Find the lines holding the string "Python" in the data, then copy all of them.

>> Begin SUPPLIED INFORMATION

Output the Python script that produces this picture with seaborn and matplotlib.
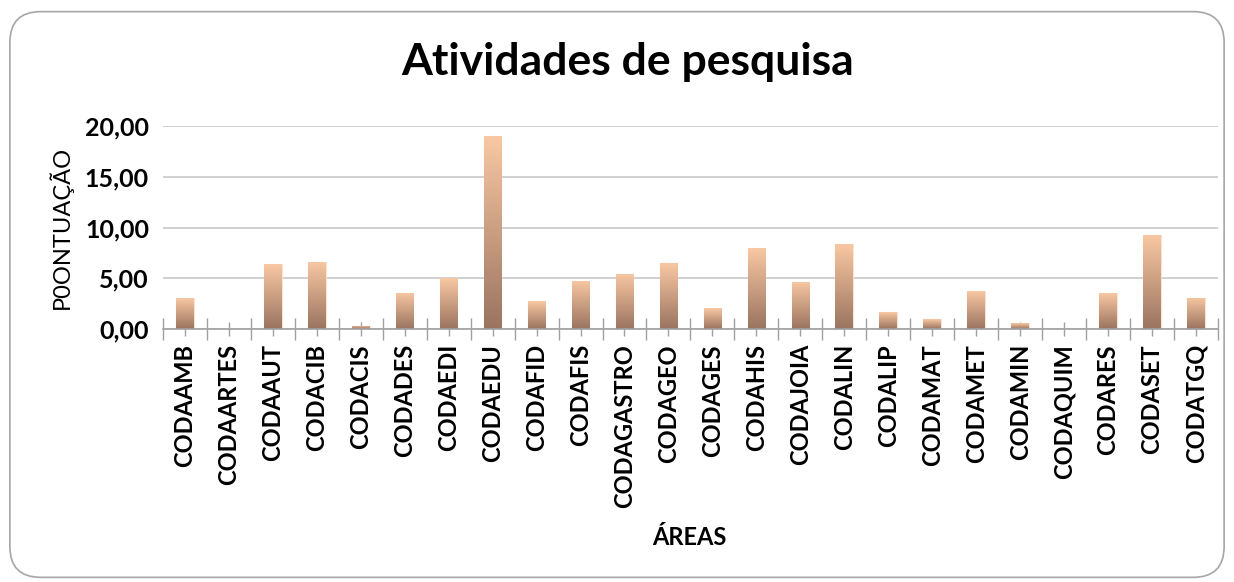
import numpy as np
import pandas as pd
import seaborn as sns
import matplotlib.pyplot as plt
from matplotlib.patches import FancyBboxPatch
from matplotlib.colors import LinearSegmentedColormap
from matplotlib.ticker import FuncFormatter, FixedLocator

areas = ["CODAAMB", "CODAARTES", "CODAAUT", "CODACIB", "CODACIS", "CODADES",
         "CODAEDI", "CODAEDU", "CODAFID", "CODAFIS", "CODAGASTRO", "CODAGEO",
         "CODAGES", "CODAHIS", "CODAJOIA", "CODALIN", "CODALIP", "CODAMAT",
         "CODAMET", "CODAMIN", "CODAQUIM", "CODARES", "CODASET", "CODATGQ"]
pontuacao = [3.05, 0.0, 6.37, 6.64, 0.30, 3.58,
             5.02, 19.00, 2.70, 4.77, 5.46, 6.47,
             2.04, 7.95, 4.67, 8.34, 1.65, 0.96,
             3.71, 0.59, 0.0, 3.49, 9.26, 3.09]
y_ticks = [0, 5, 10, 15, 20]

df = pd.DataFrame({"Área": areas, "Pontuação": pontuacao})

sns.set_style("white")
plt.rcParams["font.family"] = ["Lato", "DejaVu Sans"]
plt.rcParams["text.color"] = "black"
plt.rcParams["xtick.color"] = "black"
plt.rcParams["ytick.color"] = "black"

fig = plt.figure(figsize=(12.34, 5.82), dpi=100)
ax = fig.add_axes([0.132, 0.435, 0.855, 0.348])

sns.barplot(data=df, x="Área", y="Pontuação", color="#e0a882", width=0.4, ax=ax)

# gradient fill inside each bar, light on top, dark at bottom
grad = LinearSegmentedColormap.from_list("bar", ["#9a7460", "#f9c8a3"])
g = np.linspace(0, 1, 256).reshape(-1, 1)
for p in ax.patches:
    x0, w, h = p.get_x(), p.get_width(), p.get_height()
    if h <= 0:
        continue
    p.set_facecolor("none")
    p.set_edgecolor("#fbe3d2")
    p.set_linewidth(0.8)
    im = ax.imshow(g, cmap=grad, origin="lower", aspect="auto",
                   extent=[x0, x0 + w, 0, h], zorder=2)
    im.set_clip_path(p)

ax.set_xlim(-0.5, len(areas) - 0.5)
ax.set_ylim(0, 20)
ax.set_yticks(y_ticks)
ax.yaxis.set_major_formatter(FuncFormatter(lambda v, _: f"{v:.2f}".replace(".", ",")))
ax.grid(axis="y", color="#c8c8c8", linewidth=1.2)
ax.set_axisbelow(True)
for s in ["top", "right", "left"]:
    ax.spines[s].set_visible(False)
ax.spines["bottom"].set_color("#a0a0a0")
ax.spines["bottom"].set_linewidth(1.2)

ax.xaxis.set_minor_locator(FixedLocator(np.arange(-0.5, len(areas), 1)))
ax.tick_params(axis="x", which="both", bottom=True)
ax.tick_params(axis="x", which="major", direction="inout", length=10, width=1,
               color="#a0a0a0", labelcolor="black", labelsize=17, rotation=90, pad=6)
ax.tick_params(axis="x", which="minor", direction="inout", length=16, width=1,
               color="#a0a0a0")
ax.tick_params(axis="y", length=0, labelsize=18, pad=10, labelcolor="black")
for lbl in ax.get_xticklabels() + ax.get_yticklabels():
    lbl.set_fontweight("bold")

ax.set_xlabel("")
ax.set_ylabel("")
fig.text(0.559, 0.077, "ÁREAS", ha="center", va="center", fontsize=17, fontweight="bold")
fig.text(0.049, 0.61, "P0ONTUAÇÃO", ha="center", va="center", rotation=90, fontsize=17)
fig.text(0.509, 0.893, "Atividades de pesquisa", ha="center", va="center",
         fontsize=32, fontweight="bold")

frame = FancyBboxPatch((0.008, 0.008), 0.984, 0.972, boxstyle="round,pad=0,rounding_size=0.025",
                       transform=fig.transFigure, facecolor="none", edgecolor="#a6a6a6",
                       linewidth=1.2, mutation_aspect=1234 / 582)
fig.patches.append(frame)

fig.savefig("out.png", dpi=100)
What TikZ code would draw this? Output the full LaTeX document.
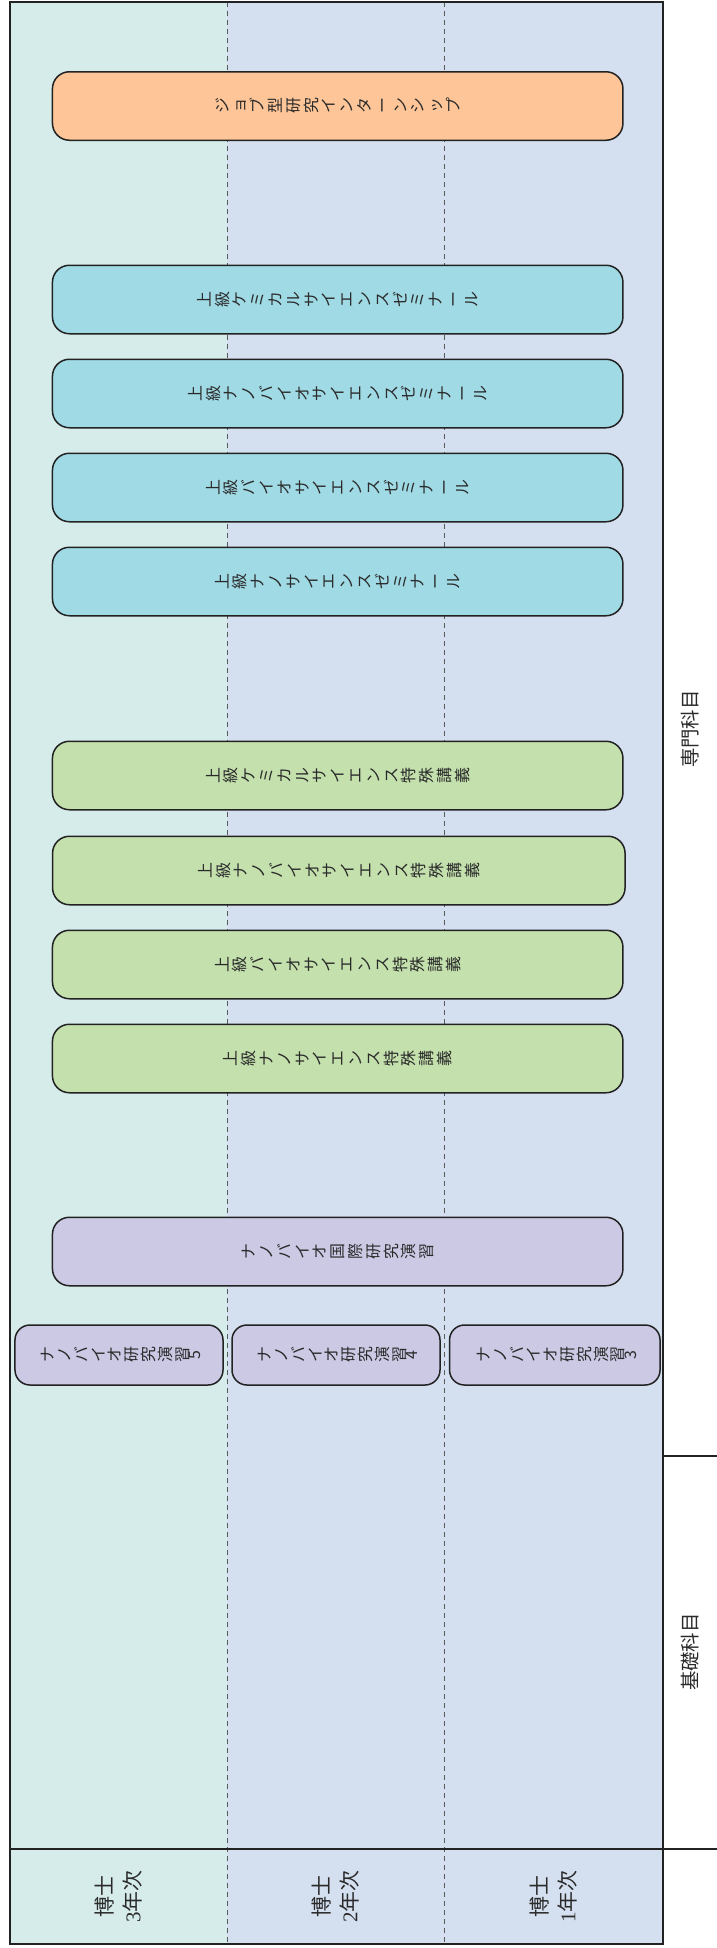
\documentclass[tikz,border=0pt]{standalone}
\usepackage{fontspec}
\setmainfont{Liberation Serif}
\newfontfamily\cjk{Noto Sans CJK JP}
\usepackage{graphicx}

\definecolor{bgteal}{HTML}{D6ECEA}
\definecolor{bgblue}{HTML}{D4DFEF}
\definecolor{corange}{HTML}{FDC598}
\definecolor{ccyan}{HTML}{A0DAE5}
\definecolor{cgreen}{HTML}{C3E0AD}
\definecolor{cpurple}{HTML}{CCC9E5}
\definecolor{linec}{HTML}{222222}
\definecolor{dashc}{HTML}{5A5A5A}
\definecolor{textc}{HTML}{2A2A2A}

\ExplSyntaxOn
\NewDocumentCommand\tate{O{17.8bp}m}{
  \tl_map_inline:nn {#2}{
    \makebox[#1]{\rotatebox[origin=c]{90}{\makebox[1em]{\rule[-0.12em]{0pt}{1em}\smash{##1}}}}
  }
}
\NewDocumentCommand\tatedigit{O{8.4bp}m}{
  \makebox[#1]{\rotatebox[origin=c]{90}{\makebox[0.6em]{\rule[-0.12em]{0pt}{1em}\smash{#2}}}}
}
\ExplSyntaxOff

\tikzset{
  frame/.style={draw=linec, line width=1.5bp},
  gridline/.style={draw=dashc, line width=0.9bp, dash pattern=on 4.5bp off 4.5bp},
  course/.style={draw=linec, line width=1.5bp, rounded corners=17bp, minimum height=68.5bp,
    inner sep=0pt, text=textc, font=\cjk\fontsize{16}{16}\selectfont},
  smallcourse/.style={course, rounded corners=15bp, minimum height=60bp},
  hdr/.style={rotate=90, align=center, text=textc, font=\cjk\fontsize{21}{28}\selectfont},
  cat/.style={rotate=90, text=textc, font=\cjk\fontsize{19.5}{20}\selectfont},
}

\begin{document}
\begin{tikzpicture}[x=1bp,y=-1bp]
\useasboundingbox (0,0) rectangle (717,1948);

% backgrounds
\fill[bgteal] (10,2) rectangle (227,1944);
\fill[bgblue] (227,2) rectangle (663,1944);

% dashed year separators
\draw[gridline] (227,2) -- (227,1944);
\draw[gridline] (444,2) -- (444,1944);

% frame and rules
\draw[frame] (10,2) rectangle (663,1944);
\draw[frame] (10,1849) -- (717,1849);
\draw[frame] (663,1456) -- (717,1456);

% year headers
\node[hdr] (y3) at (118.5,1896.5) {博士\\{\rmfamily 3}年次};
\node[hdr] (y2) at (335.5,1896.5) {博士\\{\rmfamily 2}年次};
\node[hdr] (y1) at (553.5,1896.5) {博士\\{\rmfamily 1}年次};

% category labels
\node[cat] (senmon) at (690,729) {専門科目};
\node[cat] (kiso) at (690,1652) {基礎科目};

% courses
\node[course, fill=corange, minimum width=570.5bp] (job) at (337.7,106) {\tate{ジョブ型研究インターンシップ}};

\node[course, fill=ccyan, minimum width=570.5bp] (s1) at (337.7,299.5) {\tate{上級ケミカルサイエンスゼミナール}};
\node[course, fill=ccyan, minimum width=570.5bp] (s2) at (337.7,393.5) {\tate{上級ナノバイオサイエンスゼミナール}};
\node[course, fill=ccyan, minimum width=570.5bp] (s3) at (337.7,487.5) {\tate{上級バイオサイエンスゼミナール}};
\node[course, fill=ccyan, minimum width=570.5bp] (s4) at (337.7,581.5) {\tate{上級ナノサイエンスゼミナール}};

\node[course, fill=cgreen, minimum width=570.5bp] (l1) at (337.7,775.5) {\tate{上級ケミカルサイエンス特殊講義}};
\node[course, fill=cgreen, minimum width=572.5bp] (l2) at (338.8,870.5) {\tate{上級ナノバイオサイエンス特殊講義}};
\node[course, fill=cgreen, minimum width=570.5bp] (l3) at (337.7,964.5) {\tate{上級バイオサイエンス特殊講義}};
\node[course, fill=cgreen, minimum width=570.5bp] (l4) at (337.7,1058.5) {\tate{上級ナノサイエンス特殊講義}};

\node[course, fill=cpurple, minimum width=570.5bp] (intl) at (337.7,1251.5) {\tate{ナノバイオ国際研究演習}};

\node[smallcourse, fill=cpurple, minimum width=208bp] (r5) at (119,1355) {\tate[16.8bp]{ナノバイオ研究演習}\tatedigit{5}};
\node[smallcourse, fill=cpurple, minimum width=208bp] (r4) at (336,1355) {\tate[16.8bp]{ナノバイオ研究演習}\tatedigit{4}};
\node[smallcourse, fill=cpurple, minimum width=210.5bp] (r3) at (554.8,1355) {\tate[16.8bp]{ナノバイオ研究演習}\tatedigit{3}};
\end{tikzpicture}
\end{document}
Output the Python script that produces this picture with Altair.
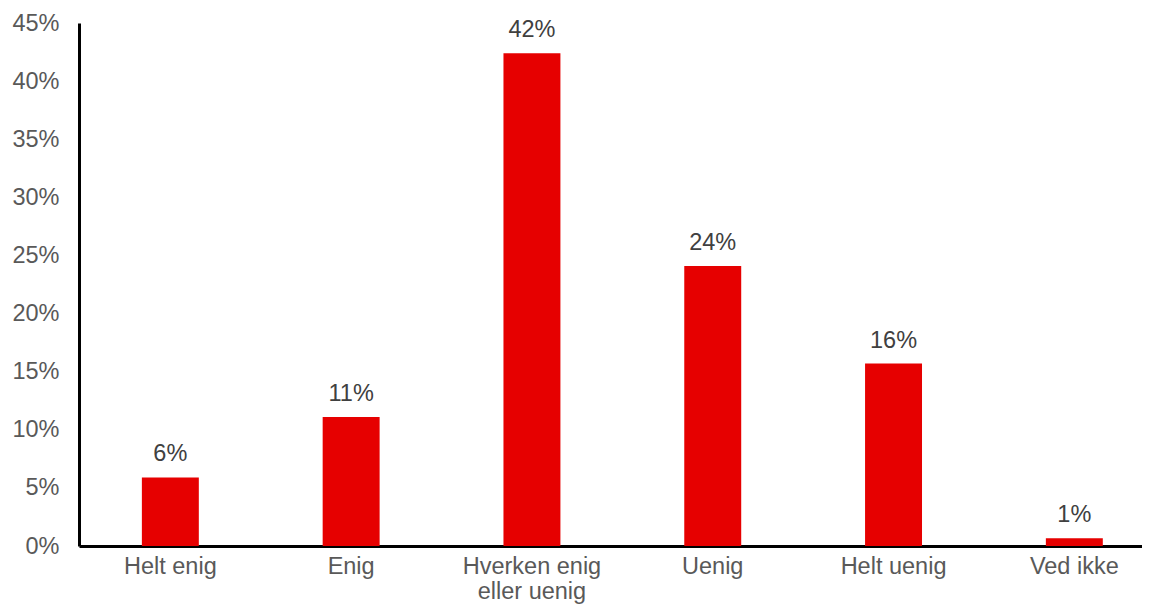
import altair as alt
import pandas as pd

categories = ["Helt enig", "Enig", "Hverken enig|eller uenig", "Uenig", "Helt uenig", "Ved ikke"]
values = [0.059, 0.111, 0.424, 0.241, 0.157, 0.0066]
y_ticks = [0, 0.05, 0.10, 0.15, 0.20, 0.25, 0.30, 0.35, 0.40, 0.45]

df = pd.DataFrame({"cat": categories, "val": values})

FONT = "Liberation Sans"
FS = 23.5

x_enc = alt.X(
    "cat:N",
    sort=categories,
    title=None,
    scale=alt.Scale(paddingInner=0.685, paddingOuter=0.28225, align=0.616),
    axis=alt.Axis(
        labelAngle=0,
        labelExpr="split(datum.label, '|')",
        labelFont=FONT,
        labelFontSize=FS,
        labelColor="#595959",
        labelPadding=8,
        labelLineHeight=25,
        labelBaseline="top",
        ticks=False,
        tickSize=0,
        domainColor="black",
        domainWidth=3,
        grid=False,
    ),
)

y_enc = alt.Y(
    "val:Q",
    title=None,
    scale=alt.Scale(domain=[0, 0.45], nice=False, zero=True),
    axis=alt.Axis(
        values=y_ticks,
        format=".0%",
        labelFont=FONT,
        labelFontSize=FS,
        labelColor="#595959",
        labelPadding=20,
        ticks=False,
        tickSize=0,
        domainColor="black",
        domainWidth=3,
        grid=False,
    ),
)

bars = alt.Chart(df).mark_bar(color="#E60000").encode(x=x_enc, y=y_enc)

labels = alt.Chart(df).mark_text(
    font=FONT, fontSize=FS, color="#404040", baseline="alphabetic", dy=-16
).encode(
    x=alt.X("cat:N", sort=categories),
    y=alt.Y("val:Q"),
    text=alt.Text("val:Q", format=".0%"),
)

chart = (
    alt.layer(bars, labels)
    .properties(
        width=1063,
        height=523,
        autosize=alt.AutoSizeParams(type="none"),
        padding={"left": 71, "top": 15, "right": 0, "bottom": 60},
        background="white",
    )
    .configure_view(stroke=None)
)

chart.save("out.html", embed_options={"renderer": "svg", "actions": False})
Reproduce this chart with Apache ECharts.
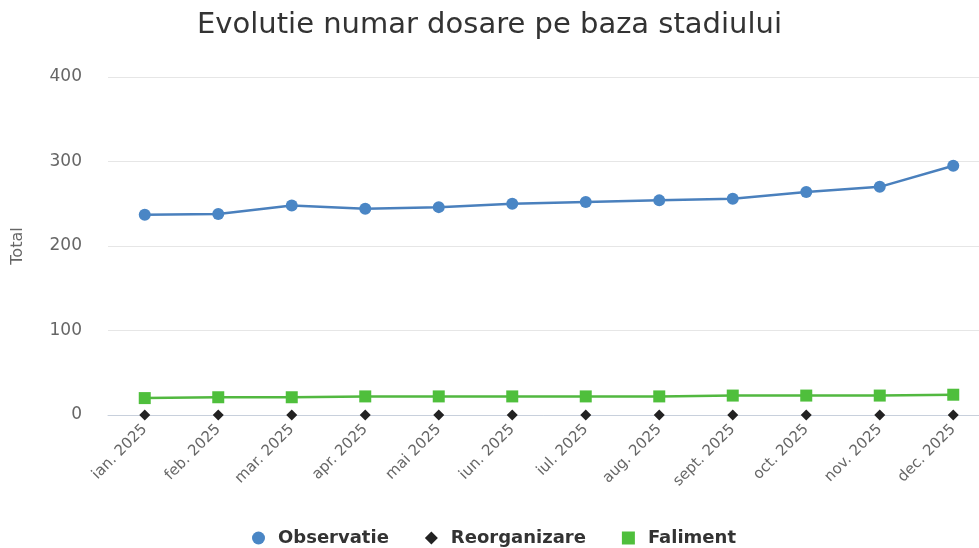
<!DOCTYPE html>
<html>
<head>
<meta charset="utf-8">
<script src="https://cdn.jsdelivr.net/npm/echarts@6/dist/echarts.min.js"></script>
<style>
  html, body { margin: 0; padding: 0; background: #fff; }
  #main { width: 979px; height: 548px; }
</style>
</head>
<body>
<div id="main"></div>
<script>
var luni = ['ian. 2025', 'feb. 2025', 'mar. 2025', 'apr. 2025', 'mai 2025', 'iun. 2025',
            'iul. 2025', 'aug. 2025', 'sept. 2025', 'oct. 2025', 'nov. 2025', 'dec. 2025'];
var observatie = [237, 238, 248, 244, 246, 250, 252, 254, 256, 264, 270, 295];
var reorganizare = [0, 0, 0, 0, 0, 0, 0, 0, 0, 0, 0, 0];
var faliment = [20, 21, 21, 22, 22, 22, 22, 22, 23, 23, 23, 24];

var myChart = echarts.init(document.getElementById('main'));

var option = {
    animation: false,
    textStyle: { fontFamily: 'DejaVu Sans' },
    title: {
        text: 'Evolutie numar dosare pe baza stadiului',
        left: 'center',
        top: 6,
        textStyle: { fontSize: 29, fontWeight: 'normal', color: '#333', fontFamily: 'DejaVu Sans' }
    },
    legend: {
        top: 524,
        left: 247,
        itemGap: 36,
        itemWidth: 13,
        itemHeight: 13,
        textStyle: { fontSize: 18, fontWeight: 'bold', color: '#333', padding: [0, 0, 0, 8] },
        data: [
            { name: 'Observatie', icon: 'circle' },
            { name: 'Reorganizare', icon: 'diamond' },
            { name: 'Faliment', icon: 'rect' }
        ]
    },
    grid: { left: 108, width: 882, top: 77, bottom: 133, outerBoundsMode: 'none', containLabel: false },
    xAxis: {
        type: 'category',
        data: luni,
        axisLine: { lineStyle: { color: '#c8d0dc' } },
        axisTick: { show: false },
        axisLabel: { rotate: 45, fontSize: 15, color: '#666', margin: 12 }
    },
    yAxis: {
        type: 'value',
        min: 0,
        max: 400,
        interval: 100,
        name: 'Total',
        nameLocation: 'middle',
        nameGap: 82,
        nameTextStyle: { fontSize: 16, color: '#666' },
        axisLabel: { fontSize: 17, color: '#666', margin: 26 },
        splitLine: { lineStyle: { color: '#e6e6e6' } }
    },
    series: [
        {
            name: 'Observatie',
            type: 'line',
            data: observatie,
            symbol: 'circle',
            symbolSize: 12,
            itemStyle: { color: '#4a86c5' },
            lineStyle: { width: 2.5, color: '#4a80bd' }
        },
        {
            name: 'Reorganizare',
            type: 'line',
            data: reorganizare,
            symbol: 'diamond',
            symbolSize: 11,
            itemStyle: { color: '#222' },
            lineStyle: { width: 0, opacity: 0 }
        },
        {
            name: 'Faliment',
            type: 'line',
            data: faliment,
            symbol: 'rect',
            symbolSize: 12,
            itemStyle: { color: '#4fbf3c' },
            lineStyle: { width: 2.5, color: '#52b840' }
        }
    ]
};

myChart.setOption(option);
</script>
</body>
</html>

>> End SUPPLIED INFORMATION

# WRITTEN RESPONSE:
Output the Python script that produces this picture with seaborn and matplotlib.
Output the Python script that produces this picture with Altair.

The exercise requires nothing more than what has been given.